>> Begin Provided records
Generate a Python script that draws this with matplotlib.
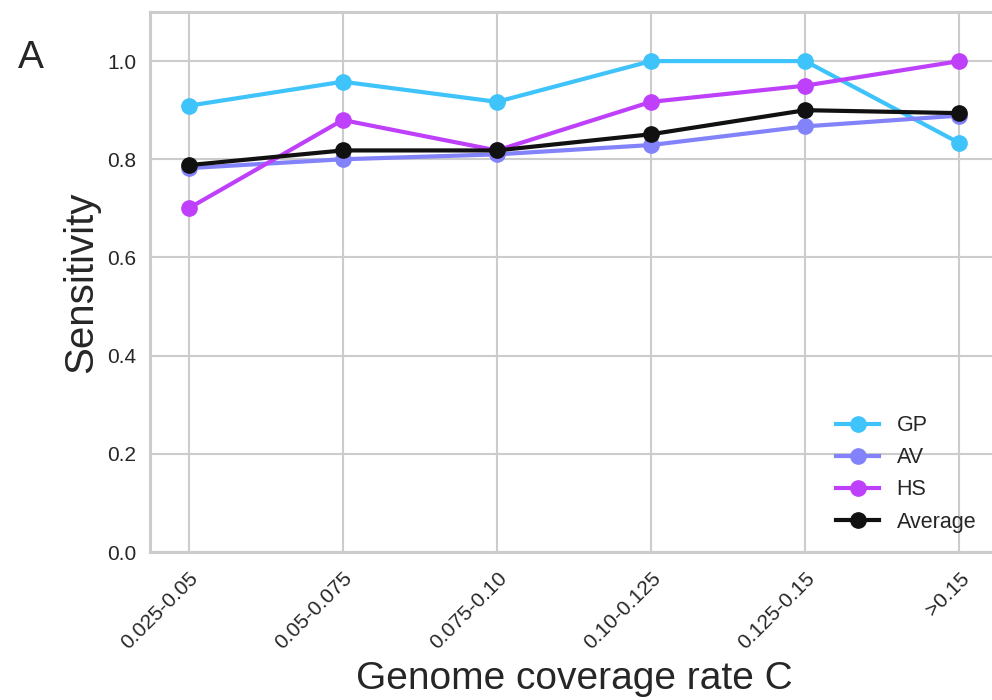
import matplotlib
matplotlib.use("Agg")
import matplotlib.pyplot as plt

categories = ["0.025-0.05", "0.05-0.075", "0.075-0.10", "0.10-0.125", "0.125-0.15", ">0.15"]
gp = [0.909, 0.958, 0.917, 1.0, 1.0, 0.833]
av = [0.782, 0.800, 0.810, 0.829, 0.867, 0.889]
hs = [0.700, 0.880, 0.818, 0.917, 0.950, 1.0]
average = [0.788, 0.818, 0.818, 0.851, 0.900, 0.894]
yticks = [0.0, 0.2, 0.4, 0.6, 0.8, 1.0]

series = [("GP", gp, "#3fc3fb"), ("AV", av, "#8282fa"), ("HS", hs, "#bf40fa"), ("Average", average, "#111111")]

plt.rcParams['font.family'] = ['Liberation Sans', 'DejaVu Sans']

fig = plt.figure(figsize=(9.92, 7.0), dpi=100)
ax = fig.add_axes([150/992, 1 - 552/700, 848/992, 540/700])

x = list(range(len(categories)))
for name, vals, col in series:
    ax.plot(x, vals, color=col, lw=3, marker="o", ms=11, label=name, zorder=3)

ax.set_xlim(-0.25, 5.25)
ax.set_ylim(0, 1.1)
ax.set_xticks(x)
ax.set_xticklabels(categories, rotation=45, ha="right", rotation_mode="anchor", fontsize=15, color="#262626")
ax.set_yticks(yticks)
ax.set_yticklabels([f"{v:.1f}" for v in yticks], fontsize=15, color="#262626")
ax.tick_params(length=0, pad=10)
ax.tick_params(axis="x", pad=12)
ax.grid(True, color="#cccccc", lw=1.5)
ax.set_axisbelow(True)
for s in ax.spines.values():
    s.set_color("#cccccc")
    s.set_linewidth(2.2)

ax.set_ylabel("Sensitivity", fontsize=29, color="#262626", labelpad=5)
ax.set_xlabel("Genome coverage rate C", fontsize=28, color="#262626", labelpad=6)

leg = ax.legend(loc="lower right", bbox_to_anchor=(0.997, 0.0), frameon=False, fontsize=15.5,
                handlelength=2.0, labelspacing=0.52, handletextpad=0.8)
for t in leg.get_texts():
    t.set_color("#262626")

fig.text(18/992, 1 - 68/700, "A", fontsize=28, color="#262626")

fig.savefig("out.png", dpi=100)
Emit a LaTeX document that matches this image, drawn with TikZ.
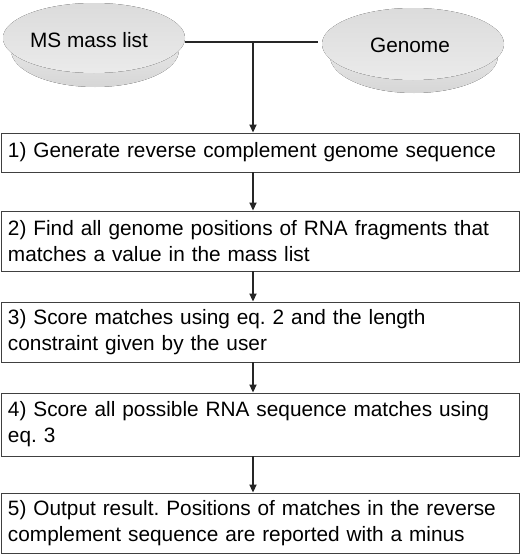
>> End Provided records
▸ Objective
Look through the material above and work out how many of its lines contain "matplotlib". State the number only.

▸ Task answer
4